Except you’re the one who’s all worked up, dumbass.

He could handle it. He’d been through worse. What doesn’t kill you makes you stronger. Besides, she wasn’t going to be able to resist him when he came calling, and he was going to come calling. He purposely left no way for her to get in touch with him. That would’ve been too easy for her, too convenient, as if she were pulling all the strings.

“Big surprise,” Ty muttered.

“What are you talking about?”

“Whenever you mention woman and favor in the same sentence, I know what you’ve done. Found yourself another fixer-upper.”

“Huh?”

“You know the phrase love ’em and leave ’em? Well, you’re fix ’em and leave ’em. Can’t you find a woman without problems? Someone who doesn’t need you so much?”

“Carly doesn’t have problems.” Just fantasies. Hunt took a gulp of juice and told himself that he was in control. He wanted her under his command and he would make sure it stayed that way. Or, that it at least worked out that way. He wasn’t going to let her know how hard she’d tumbled him. From the second she’d opened the door, in fact. “She just needs a date for a wedding, so I said I’d—”

“Help her out,” Ty finished, shaking his head, and Hunt wondered when he’d gone from big brother in charge to being lectured. “You know, it’s your responsibility to save the world on the job. In your own life, you’re allowed to enjoy. Let down your guard. Let someone cater to you every once in a while.”

Now that was a fantasy that Hunt couldn’t ever see himself allowing to happen. “It’ll be fun. This opportunity presented itself, and I never turn down an opportunity to hang out with a beautiful woman. You of all people should understand that.”

“I understand, man. I do. As long as we can spend some time together this week, it’s all good. And at least I know it’s a wild one.”

In a few hours, when the sun came up, Hunt would head over to Carly’s. He’d wait for her on the beach he was only just at, and see what happened next. “It’s gonna be a wild one for sure.”

“Speaking of wild, how was the action you caught recently?”

“Where’d you hear about that?” Hunt demanded, and his mind flashed, not pleasantly, to his most recent mission.

“You just told me.” His brother shrugged, and took a slug of coffee.

“I’m fine. Obviously.”

“Obviously,” Ty repeated. “As always.”

“Are we going to fight? Because I’d hate to have to kick your sorry butt tonight.” Hunt settled against the booth and Ty shook his head. “Besides,” Hunt said, “you’re not exactly forthcoming about your cross-country adventures.”

“I’ll fill you in on all the details, unless you’ve got somewhere else to be.”

“This ought to be good,” Hunt muttered. His brother laughed again, and things were back to normal.

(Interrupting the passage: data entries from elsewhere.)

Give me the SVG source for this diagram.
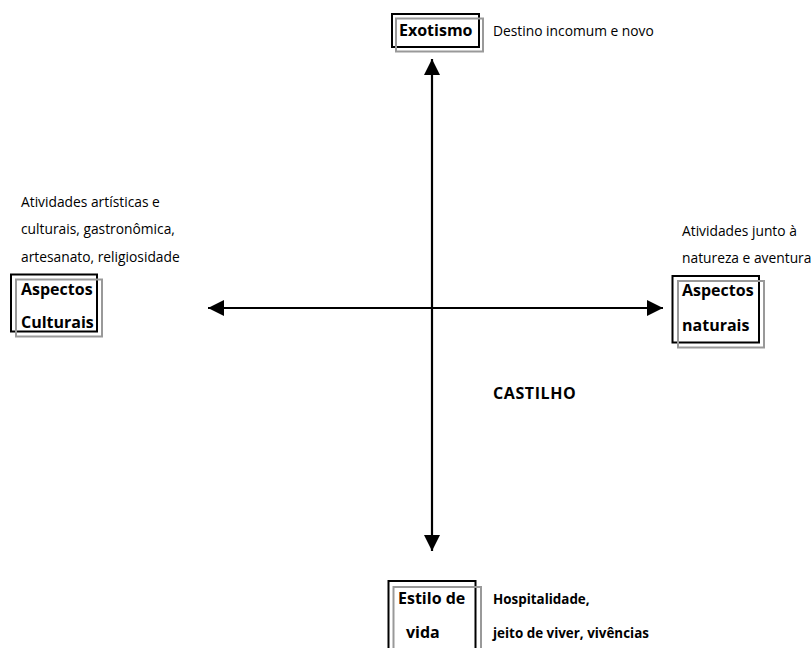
<svg xmlns="http://www.w3.org/2000/svg" width="812" height="648" viewBox="0 0 812 648">
<defs>
<style>
.bk{fill:none;stroke:#000;stroke-width:2}
.gr{fill:none;stroke:#999;stroke-width:2}
.t{font-family:"Open Sans","Noto Sans",sans-serif;font-size:13.8px;fill:#000}
.b{font-family:"Open Sans","Noto Sans",sans-serif;font-size:16px;font-weight:bold;fill:#000}
.s{font-family:"Open Sans","Noto Sans",sans-serif;font-size:13.4px;font-weight:bold;fill:#000}
.ax{stroke:#000;stroke-width:2.2;fill:none}
</style>
<marker id="ah" viewBox="0 0 16 16" refX="16" refY="8" markerWidth="16" markerHeight="16" markerUnits="userSpaceOnUse" orient="auto">
<path d="M0,0 L16,8 L0,16 Z" fill="#000"/>
</marker>
</defs>
<rect width="812" height="648" fill="#fff"/>
<g id="connectors">
<line class="ax" x1="432" y1="308" x2="432" y2="59" marker-end="url(#ah)"/>
<line class="ax" x1="432" y1="308" x2="432" y2="551" marker-end="url(#ah)"/>
<line class="ax" x1="432" y1="308" x2="208" y2="308" marker-end="url(#ah)"/>
<line class="ax" x1="432" y1="308" x2="663" y2="308" marker-end="url(#ah)"/>
</g>
<g id="exotismo">
<rect class="bk" x="392" y="14" width="87" height="33"/>
<rect class="gr" x="396" y="18.5" width="87" height="33"/>
<text class="b" x="399" y="36">Exotismo</text>
<text class="t" x="493" y="36">Destino incomum e novo</text>
</g>
<g id="culturais">
<text class="t" x="21" y="207">Atividades artísticas e</text>
<text class="t" x="21" y="234">culturais, gastronômica,</text>
<text class="t" x="21" y="262">artesanato, religiosidade</text>
<rect class="bk" x="11" y="274.5" width="86" height="57"/>
<rect class="gr" x="16" y="279.5" width="86" height="57"/>
<text class="b" x="21" y="295">Aspectos</text>
<text class="b" x="21" y="328">Culturais</text>
</g>
<g id="naturais">
<text class="t" x="682" y="236">Atividades junto à</text>
<text class="t" x="682" y="263">natureza e aventura</text>
<rect class="bk" x="672.5" y="276" width="86.5" height="66.5"/>
<rect class="gr" x="678" y="281" width="86" height="66.5"/>
<text class="b" x="682" y="296">Aspectos</text>
<text class="b" x="682" y="331">naturais</text>
</g>
<g id="estilo">
<rect class="bk" x="388.5" y="581" width="87" height="80"/>
<rect class="gr" x="393.5" y="587" width="87.5" height="80"/>
<text class="b" x="398" y="604">Estilo de</text>
<text class="b" x="406" y="638">vida</text>
<text class="s" x="493" y="604">Hospitalidade,</text>
<text class="s" x="493" y="638">jeito de viver, vivências</text>
</g>
<g id="castilho">
<text class="b" x="493" y="399" style="letter-spacing:0.6px">CASTILHO</text>
</g>
</svg>
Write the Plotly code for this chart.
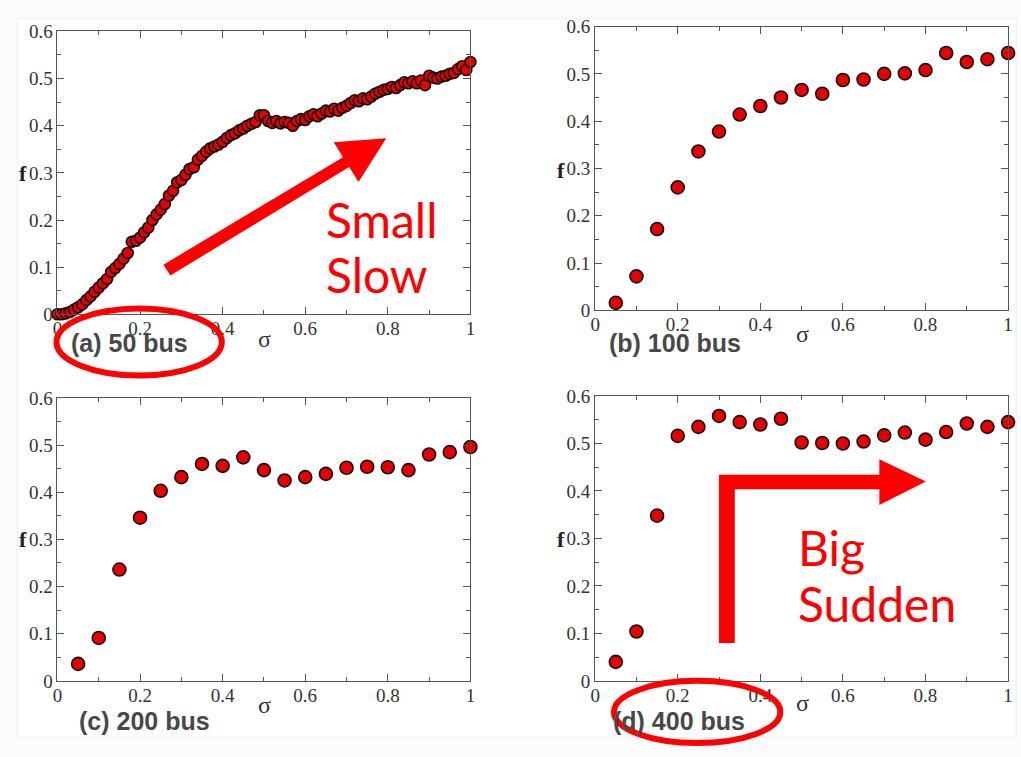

THE BREAKFAST RUSH HAD just begun. The sound of plates being collected and tables freshened was a welcome distraction. Thanks to the rising smells of warm bread and hash browns from the kitchen, Ty Huntington’s appetite had come to life again. A good sign.

“More coffee, honey?” The waitress on the morning shift gave him a nice, easy smile as she set down what was technically his second order of the day.

“More everything would work for me,” he replied, smiling, because she was staring at him with a look he recognized well. And, if it weren’t so crowded, if it was even a month earlier, he might’ve whispered for her to meet him in the back of the restaurant. Because that would’ve been so simple to do. So easy. As it was, having his brother there had saved him from having to turn down the other waitress’s offer of a quick pick-me-up.

She waggled a finger at him, still flirting as she gave a mock pout. “You bad boys are all the same.”